Please reach out to labs@rev.ai if you have any questions on pricing.
attention
Enterprise pricing is available for enterprise customers. Contact your Rev Account Manager for more information.
Turnaround time
The expected turnaround time is 12 to 24 hours for human transcription jobs.
Allowed content
Certain types of audio content that are considered unworkable by our transcribers will not be transcribed. Audio that consists of non-English or music may be considered unworkable. Valid audio consists primarily of spoken English.

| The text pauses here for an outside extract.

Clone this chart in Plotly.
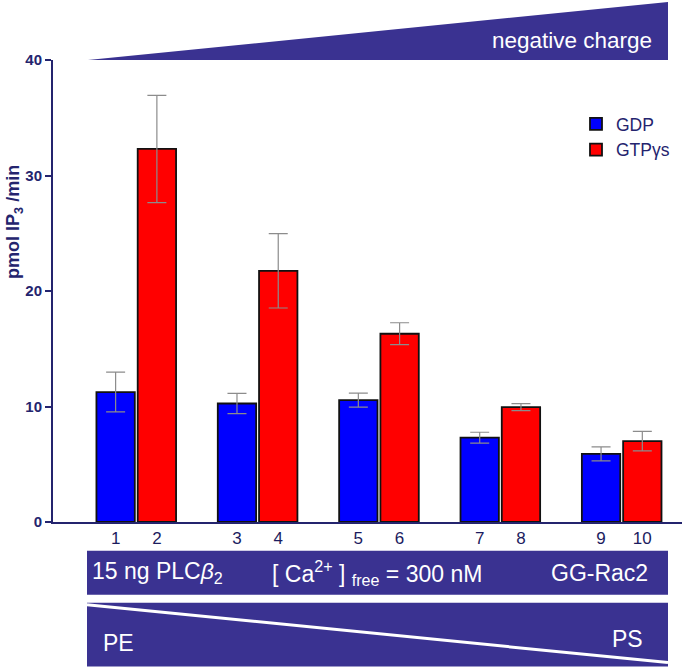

Additional request parameters
Rush
attention
Rush charges apply.
Set the rush
parameter to true
to increase the priority of the job to be worked on by human transcribers.
Verbatim
attention
Verbatim charges apply.
Set the verbatim
parameter to true
to tell the human transcriber to transcribe every syllable spoken, so the transcript will include things like disfluencies (i.e. ‘umm’,’ah’) and false starts. When not specified or set to false
, the transcribers will follow the Rev.com transcription style guide.
Segments to transcribe
Use the segments_to_transcribe
parameter to specify which sections of the audio file need to be transcribed. Segments must be at least two minutes in length and cannot overlap. The primary use case of this feature is to transcribe key segments of the audio, while ignoring the rest.
Speaker names
Use the speaker_names
parameter to specify a list of speaker names to be given to the human transcriber. This list may be no more than 100 names long and each name is limited to 50 characters. Note that even though a name is provided, it may not necessarily be used, as the human transcriber still needs to be able to distinguish individual speaker voices from the provided audio.
Test mode
Set the test_mode
parameter to true
to mock a normal human transcription job. No transcription will happen in this case. The primary use case is to test integrations without being charged for human transcription.
Jobs submitted with this option will be in the in_progress
state for a few minutes before completing and returning a dummy transcript.